Stored data
════

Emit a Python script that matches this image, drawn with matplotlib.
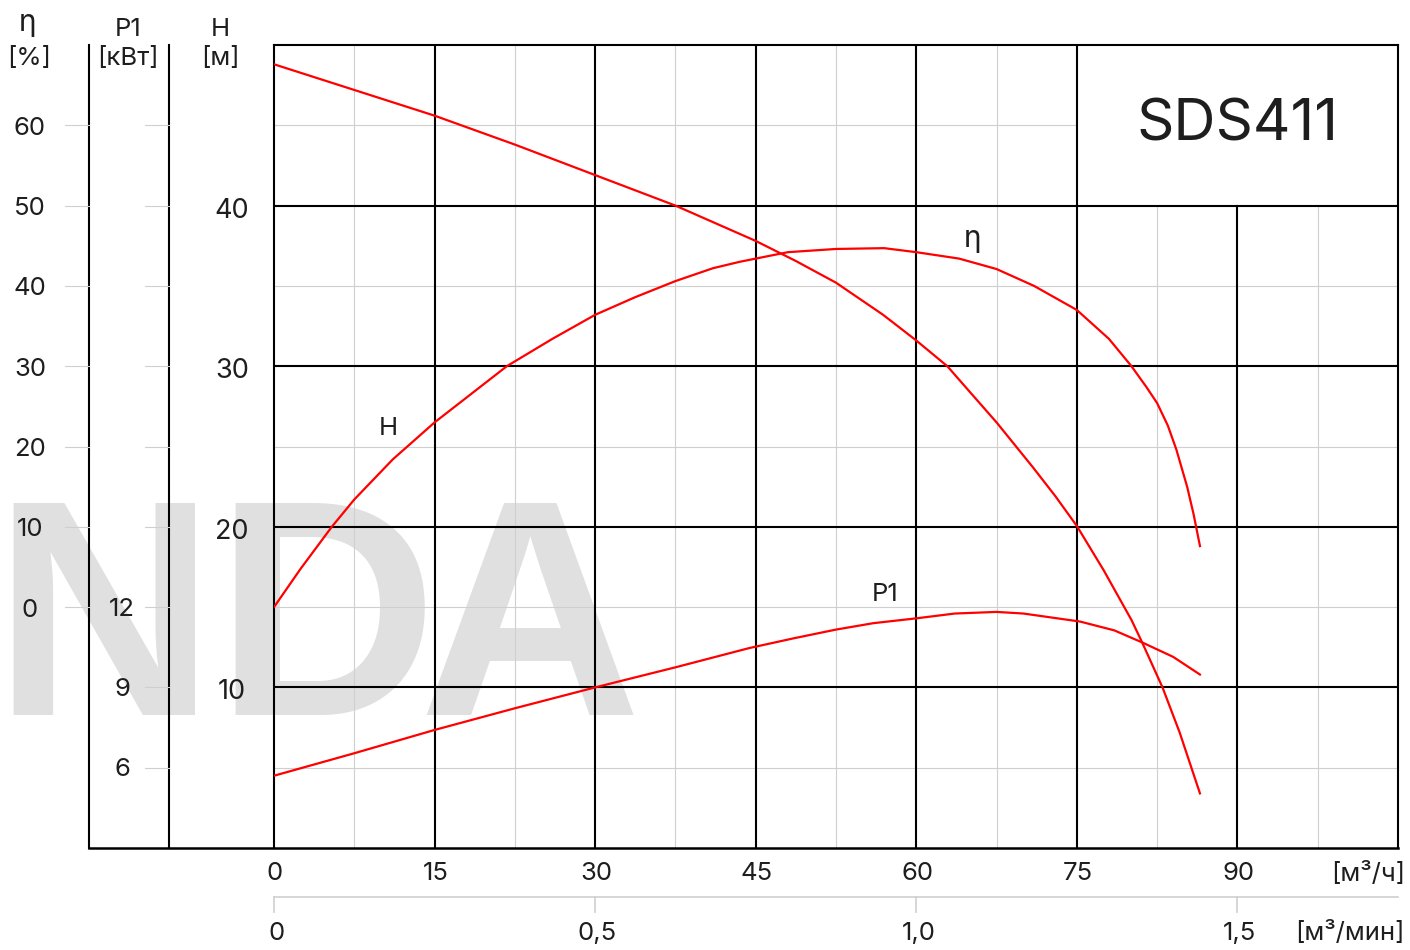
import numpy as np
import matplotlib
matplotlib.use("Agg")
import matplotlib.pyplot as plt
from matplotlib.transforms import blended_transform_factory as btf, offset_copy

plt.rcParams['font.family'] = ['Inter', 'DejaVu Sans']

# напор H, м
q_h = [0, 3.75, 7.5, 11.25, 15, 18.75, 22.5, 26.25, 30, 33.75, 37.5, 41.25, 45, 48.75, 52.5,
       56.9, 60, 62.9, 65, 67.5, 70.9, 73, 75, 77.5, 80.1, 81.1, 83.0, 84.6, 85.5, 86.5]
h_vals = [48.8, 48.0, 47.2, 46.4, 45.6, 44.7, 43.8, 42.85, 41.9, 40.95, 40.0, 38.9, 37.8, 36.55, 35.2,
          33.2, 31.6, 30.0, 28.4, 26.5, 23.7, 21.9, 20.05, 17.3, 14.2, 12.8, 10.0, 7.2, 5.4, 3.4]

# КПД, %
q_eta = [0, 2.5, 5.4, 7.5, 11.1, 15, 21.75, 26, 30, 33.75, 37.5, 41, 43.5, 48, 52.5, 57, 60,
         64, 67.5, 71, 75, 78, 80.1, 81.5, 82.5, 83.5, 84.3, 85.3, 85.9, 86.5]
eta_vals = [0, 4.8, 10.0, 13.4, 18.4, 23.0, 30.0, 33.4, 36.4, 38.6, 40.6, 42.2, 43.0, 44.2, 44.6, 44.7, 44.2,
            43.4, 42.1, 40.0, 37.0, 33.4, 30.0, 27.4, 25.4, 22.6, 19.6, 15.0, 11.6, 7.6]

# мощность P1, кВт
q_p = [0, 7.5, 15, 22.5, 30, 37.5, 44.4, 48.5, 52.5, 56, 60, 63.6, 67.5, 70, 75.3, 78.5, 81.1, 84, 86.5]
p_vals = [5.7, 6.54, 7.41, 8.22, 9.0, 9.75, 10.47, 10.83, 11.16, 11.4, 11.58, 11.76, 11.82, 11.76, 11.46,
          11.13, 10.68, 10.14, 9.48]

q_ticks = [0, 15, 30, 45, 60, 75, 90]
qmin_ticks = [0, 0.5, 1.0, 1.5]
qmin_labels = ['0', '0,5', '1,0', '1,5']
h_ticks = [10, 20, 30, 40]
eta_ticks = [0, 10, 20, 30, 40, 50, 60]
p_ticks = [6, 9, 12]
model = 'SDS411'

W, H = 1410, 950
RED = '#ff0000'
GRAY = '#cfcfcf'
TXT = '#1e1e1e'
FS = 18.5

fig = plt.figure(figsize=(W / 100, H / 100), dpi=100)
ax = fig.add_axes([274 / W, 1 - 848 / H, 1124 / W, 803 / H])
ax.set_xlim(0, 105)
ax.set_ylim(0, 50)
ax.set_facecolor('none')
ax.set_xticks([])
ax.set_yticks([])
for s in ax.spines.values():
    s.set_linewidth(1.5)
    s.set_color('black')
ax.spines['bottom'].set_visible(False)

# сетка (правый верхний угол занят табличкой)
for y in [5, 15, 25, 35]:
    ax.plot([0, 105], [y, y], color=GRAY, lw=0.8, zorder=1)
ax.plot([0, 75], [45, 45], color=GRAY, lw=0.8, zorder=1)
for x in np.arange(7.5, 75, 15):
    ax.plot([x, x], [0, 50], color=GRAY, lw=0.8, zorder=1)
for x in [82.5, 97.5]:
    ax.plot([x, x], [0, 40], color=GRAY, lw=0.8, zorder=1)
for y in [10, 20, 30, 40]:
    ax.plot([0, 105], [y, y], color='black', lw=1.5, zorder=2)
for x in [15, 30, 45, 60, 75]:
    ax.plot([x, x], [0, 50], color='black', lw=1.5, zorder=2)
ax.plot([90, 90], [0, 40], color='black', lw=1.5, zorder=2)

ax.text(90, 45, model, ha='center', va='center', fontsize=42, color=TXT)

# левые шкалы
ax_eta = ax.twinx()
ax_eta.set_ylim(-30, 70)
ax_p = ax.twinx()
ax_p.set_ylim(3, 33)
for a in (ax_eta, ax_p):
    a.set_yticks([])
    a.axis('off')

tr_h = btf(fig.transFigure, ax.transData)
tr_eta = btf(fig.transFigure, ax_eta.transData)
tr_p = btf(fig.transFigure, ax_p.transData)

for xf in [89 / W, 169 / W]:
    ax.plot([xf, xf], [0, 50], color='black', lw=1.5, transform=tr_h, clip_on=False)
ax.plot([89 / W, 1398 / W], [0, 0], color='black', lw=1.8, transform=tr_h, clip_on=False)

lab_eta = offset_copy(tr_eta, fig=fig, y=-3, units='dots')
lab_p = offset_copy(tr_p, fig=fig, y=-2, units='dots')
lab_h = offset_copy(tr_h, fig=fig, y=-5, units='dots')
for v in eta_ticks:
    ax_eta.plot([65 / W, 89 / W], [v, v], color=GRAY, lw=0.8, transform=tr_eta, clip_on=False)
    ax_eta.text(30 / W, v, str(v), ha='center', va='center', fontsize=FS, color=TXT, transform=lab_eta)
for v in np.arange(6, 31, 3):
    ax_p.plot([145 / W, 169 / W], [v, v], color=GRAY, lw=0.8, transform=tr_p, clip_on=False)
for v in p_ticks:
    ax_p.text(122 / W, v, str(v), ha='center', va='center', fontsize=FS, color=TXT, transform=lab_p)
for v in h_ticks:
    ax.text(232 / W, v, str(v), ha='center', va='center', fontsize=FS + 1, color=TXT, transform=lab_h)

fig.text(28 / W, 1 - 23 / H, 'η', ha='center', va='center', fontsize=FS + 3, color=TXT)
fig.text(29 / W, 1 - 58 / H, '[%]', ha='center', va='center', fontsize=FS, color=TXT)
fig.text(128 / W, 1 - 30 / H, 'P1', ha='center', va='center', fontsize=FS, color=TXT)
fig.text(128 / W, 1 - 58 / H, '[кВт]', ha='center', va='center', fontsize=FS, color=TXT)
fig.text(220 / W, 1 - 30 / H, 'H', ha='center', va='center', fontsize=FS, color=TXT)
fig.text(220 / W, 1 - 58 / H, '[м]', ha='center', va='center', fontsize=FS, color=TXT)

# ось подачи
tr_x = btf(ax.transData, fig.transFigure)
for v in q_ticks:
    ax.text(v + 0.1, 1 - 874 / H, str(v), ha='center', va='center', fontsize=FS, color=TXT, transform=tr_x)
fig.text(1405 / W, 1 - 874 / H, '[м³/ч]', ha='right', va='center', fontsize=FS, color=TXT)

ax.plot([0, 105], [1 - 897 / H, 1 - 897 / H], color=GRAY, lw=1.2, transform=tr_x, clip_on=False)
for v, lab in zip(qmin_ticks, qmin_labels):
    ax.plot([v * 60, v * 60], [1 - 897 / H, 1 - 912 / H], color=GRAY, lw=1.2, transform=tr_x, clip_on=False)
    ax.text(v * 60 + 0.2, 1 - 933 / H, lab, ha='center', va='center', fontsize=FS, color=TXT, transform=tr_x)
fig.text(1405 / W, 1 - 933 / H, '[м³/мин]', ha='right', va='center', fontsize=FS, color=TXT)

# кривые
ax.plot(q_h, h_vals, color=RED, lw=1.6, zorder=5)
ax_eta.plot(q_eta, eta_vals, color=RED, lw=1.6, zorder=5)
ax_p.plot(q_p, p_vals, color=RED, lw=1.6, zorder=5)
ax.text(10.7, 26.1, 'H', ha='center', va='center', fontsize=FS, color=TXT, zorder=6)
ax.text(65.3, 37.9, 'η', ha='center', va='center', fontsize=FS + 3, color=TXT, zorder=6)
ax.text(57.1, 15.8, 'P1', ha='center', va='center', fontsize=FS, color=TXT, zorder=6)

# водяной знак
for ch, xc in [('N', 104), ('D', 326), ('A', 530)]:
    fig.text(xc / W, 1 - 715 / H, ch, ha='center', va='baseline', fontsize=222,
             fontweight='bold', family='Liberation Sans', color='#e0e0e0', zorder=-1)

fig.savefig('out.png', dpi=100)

════

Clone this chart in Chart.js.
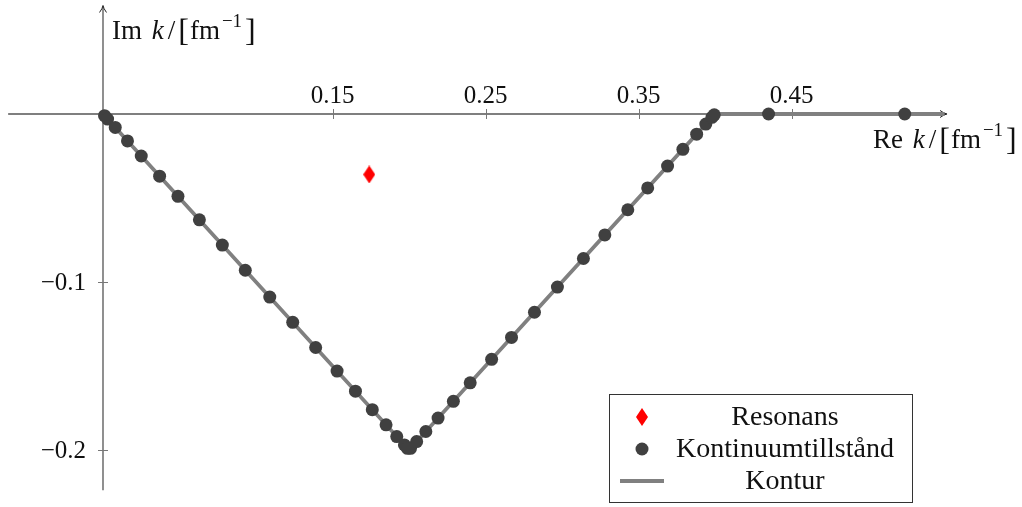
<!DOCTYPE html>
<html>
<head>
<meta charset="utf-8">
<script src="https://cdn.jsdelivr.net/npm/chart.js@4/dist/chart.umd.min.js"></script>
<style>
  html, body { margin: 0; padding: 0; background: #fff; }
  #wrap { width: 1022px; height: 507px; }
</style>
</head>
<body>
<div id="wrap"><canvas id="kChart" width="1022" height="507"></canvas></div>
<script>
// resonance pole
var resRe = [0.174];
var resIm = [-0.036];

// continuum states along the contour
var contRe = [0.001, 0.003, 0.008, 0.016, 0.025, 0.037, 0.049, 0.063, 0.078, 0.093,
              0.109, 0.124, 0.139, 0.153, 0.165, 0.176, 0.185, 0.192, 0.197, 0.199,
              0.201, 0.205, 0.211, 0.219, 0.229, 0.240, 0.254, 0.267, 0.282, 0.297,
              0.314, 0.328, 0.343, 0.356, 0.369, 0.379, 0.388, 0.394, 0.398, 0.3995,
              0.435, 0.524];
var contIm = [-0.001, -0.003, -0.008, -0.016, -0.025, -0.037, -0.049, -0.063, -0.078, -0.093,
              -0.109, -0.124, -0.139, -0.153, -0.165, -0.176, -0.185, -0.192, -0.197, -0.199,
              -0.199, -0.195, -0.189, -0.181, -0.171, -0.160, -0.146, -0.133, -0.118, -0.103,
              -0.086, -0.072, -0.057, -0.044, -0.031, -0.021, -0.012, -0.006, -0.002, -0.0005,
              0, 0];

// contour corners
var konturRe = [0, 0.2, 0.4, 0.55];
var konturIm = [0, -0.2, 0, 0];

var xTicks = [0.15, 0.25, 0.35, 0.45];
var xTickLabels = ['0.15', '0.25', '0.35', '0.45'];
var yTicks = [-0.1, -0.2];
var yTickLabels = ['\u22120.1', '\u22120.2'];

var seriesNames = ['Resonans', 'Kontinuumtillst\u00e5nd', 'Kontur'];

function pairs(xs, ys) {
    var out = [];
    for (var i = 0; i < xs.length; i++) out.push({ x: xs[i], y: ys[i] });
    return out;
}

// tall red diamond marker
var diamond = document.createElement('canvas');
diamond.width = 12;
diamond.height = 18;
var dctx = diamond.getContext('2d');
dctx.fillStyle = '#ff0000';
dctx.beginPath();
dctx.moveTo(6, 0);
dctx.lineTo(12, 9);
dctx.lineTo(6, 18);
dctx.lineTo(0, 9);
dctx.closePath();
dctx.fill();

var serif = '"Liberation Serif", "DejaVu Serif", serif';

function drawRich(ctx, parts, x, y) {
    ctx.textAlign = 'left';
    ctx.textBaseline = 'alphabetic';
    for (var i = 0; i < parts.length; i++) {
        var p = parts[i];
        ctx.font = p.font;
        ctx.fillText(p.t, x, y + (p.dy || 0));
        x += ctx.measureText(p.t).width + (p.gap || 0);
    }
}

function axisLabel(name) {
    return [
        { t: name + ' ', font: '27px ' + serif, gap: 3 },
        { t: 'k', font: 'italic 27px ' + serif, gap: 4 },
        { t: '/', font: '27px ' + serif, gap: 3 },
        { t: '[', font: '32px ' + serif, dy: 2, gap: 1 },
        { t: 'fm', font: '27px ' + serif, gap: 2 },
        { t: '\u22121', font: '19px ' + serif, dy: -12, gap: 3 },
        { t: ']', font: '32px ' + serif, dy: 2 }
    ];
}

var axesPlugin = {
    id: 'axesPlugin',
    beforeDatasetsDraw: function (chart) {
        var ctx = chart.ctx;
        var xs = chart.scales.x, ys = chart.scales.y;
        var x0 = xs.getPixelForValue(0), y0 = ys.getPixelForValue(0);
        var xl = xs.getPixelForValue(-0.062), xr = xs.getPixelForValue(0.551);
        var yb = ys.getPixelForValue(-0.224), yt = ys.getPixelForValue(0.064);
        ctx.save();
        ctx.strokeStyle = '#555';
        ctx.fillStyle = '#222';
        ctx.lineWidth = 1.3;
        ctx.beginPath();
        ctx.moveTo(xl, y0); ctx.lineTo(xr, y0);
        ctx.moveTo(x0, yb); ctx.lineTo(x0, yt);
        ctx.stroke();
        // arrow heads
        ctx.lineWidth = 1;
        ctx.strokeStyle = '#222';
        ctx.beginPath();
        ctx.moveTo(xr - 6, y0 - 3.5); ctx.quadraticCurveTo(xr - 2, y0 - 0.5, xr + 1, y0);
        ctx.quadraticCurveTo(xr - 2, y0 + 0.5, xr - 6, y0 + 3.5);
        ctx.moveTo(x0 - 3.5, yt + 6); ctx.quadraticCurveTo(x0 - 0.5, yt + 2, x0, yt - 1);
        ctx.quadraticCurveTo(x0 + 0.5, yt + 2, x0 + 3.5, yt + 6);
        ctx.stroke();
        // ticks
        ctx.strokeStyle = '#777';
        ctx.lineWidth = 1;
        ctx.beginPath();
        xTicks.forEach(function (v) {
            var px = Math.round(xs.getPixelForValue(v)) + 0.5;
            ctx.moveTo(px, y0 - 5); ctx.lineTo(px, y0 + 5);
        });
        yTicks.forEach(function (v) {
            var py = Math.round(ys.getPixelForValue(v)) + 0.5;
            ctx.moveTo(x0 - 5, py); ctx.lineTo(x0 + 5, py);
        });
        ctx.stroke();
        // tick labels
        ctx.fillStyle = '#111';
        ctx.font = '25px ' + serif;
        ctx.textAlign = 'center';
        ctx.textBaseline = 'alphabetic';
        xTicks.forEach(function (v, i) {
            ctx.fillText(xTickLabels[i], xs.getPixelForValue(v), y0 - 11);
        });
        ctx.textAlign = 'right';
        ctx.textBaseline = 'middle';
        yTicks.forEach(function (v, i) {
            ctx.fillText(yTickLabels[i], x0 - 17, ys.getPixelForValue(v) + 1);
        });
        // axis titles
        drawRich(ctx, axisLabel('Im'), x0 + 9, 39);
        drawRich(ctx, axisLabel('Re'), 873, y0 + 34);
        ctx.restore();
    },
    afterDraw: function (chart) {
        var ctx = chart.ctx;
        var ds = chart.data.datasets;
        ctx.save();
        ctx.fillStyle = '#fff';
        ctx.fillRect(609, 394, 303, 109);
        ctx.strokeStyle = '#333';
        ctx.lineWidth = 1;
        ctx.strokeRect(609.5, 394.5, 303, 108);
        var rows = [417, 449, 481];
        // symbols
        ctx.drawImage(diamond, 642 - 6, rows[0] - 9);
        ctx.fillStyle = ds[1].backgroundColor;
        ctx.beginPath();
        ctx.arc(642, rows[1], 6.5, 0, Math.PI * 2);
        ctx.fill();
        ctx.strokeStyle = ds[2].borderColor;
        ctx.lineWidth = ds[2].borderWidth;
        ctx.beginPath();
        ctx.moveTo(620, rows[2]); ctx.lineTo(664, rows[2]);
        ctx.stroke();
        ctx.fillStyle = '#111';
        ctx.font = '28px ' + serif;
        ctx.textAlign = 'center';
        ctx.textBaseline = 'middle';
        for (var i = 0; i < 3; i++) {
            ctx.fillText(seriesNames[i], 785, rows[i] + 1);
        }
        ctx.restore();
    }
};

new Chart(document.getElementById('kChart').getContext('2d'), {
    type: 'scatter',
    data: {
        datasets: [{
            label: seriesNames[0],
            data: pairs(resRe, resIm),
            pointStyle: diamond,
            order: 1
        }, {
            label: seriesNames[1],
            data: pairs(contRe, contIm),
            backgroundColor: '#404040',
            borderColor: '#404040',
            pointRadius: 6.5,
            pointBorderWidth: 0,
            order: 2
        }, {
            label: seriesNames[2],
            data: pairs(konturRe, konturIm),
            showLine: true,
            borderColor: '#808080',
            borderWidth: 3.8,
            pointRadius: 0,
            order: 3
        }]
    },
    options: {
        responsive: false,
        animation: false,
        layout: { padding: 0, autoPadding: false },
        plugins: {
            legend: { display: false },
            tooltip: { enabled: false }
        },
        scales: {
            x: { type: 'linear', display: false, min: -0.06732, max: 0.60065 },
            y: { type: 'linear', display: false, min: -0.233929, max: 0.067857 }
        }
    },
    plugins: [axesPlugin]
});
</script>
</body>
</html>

════

**Given problem:** Your task is to retype exactly the lines from the one containing "Clone this chart in Chart.js." through the one containing "var resIm = [-0.036];", leaving every picture out.

**Full output:**
Clone this chart in Chart.js.
<!DOCTYPE html>
<html>
<head>
<meta charset="utf-8">
<script src="https://cdn.jsdelivr.net/npm/chart.js@4/dist/chart.umd.min.js"></script>
<style>
  html, body { margin: 0; padding: 0; background: #fff; }
  #wrap { width: 1022px; height: 507px; }
</style>
</head>
<body>
<div id="wrap"><canvas id="kChart" width="1022" height="507"></canvas></div>
<script>
// resonance pole
var resRe = [0.174];
var resIm = [-0.036];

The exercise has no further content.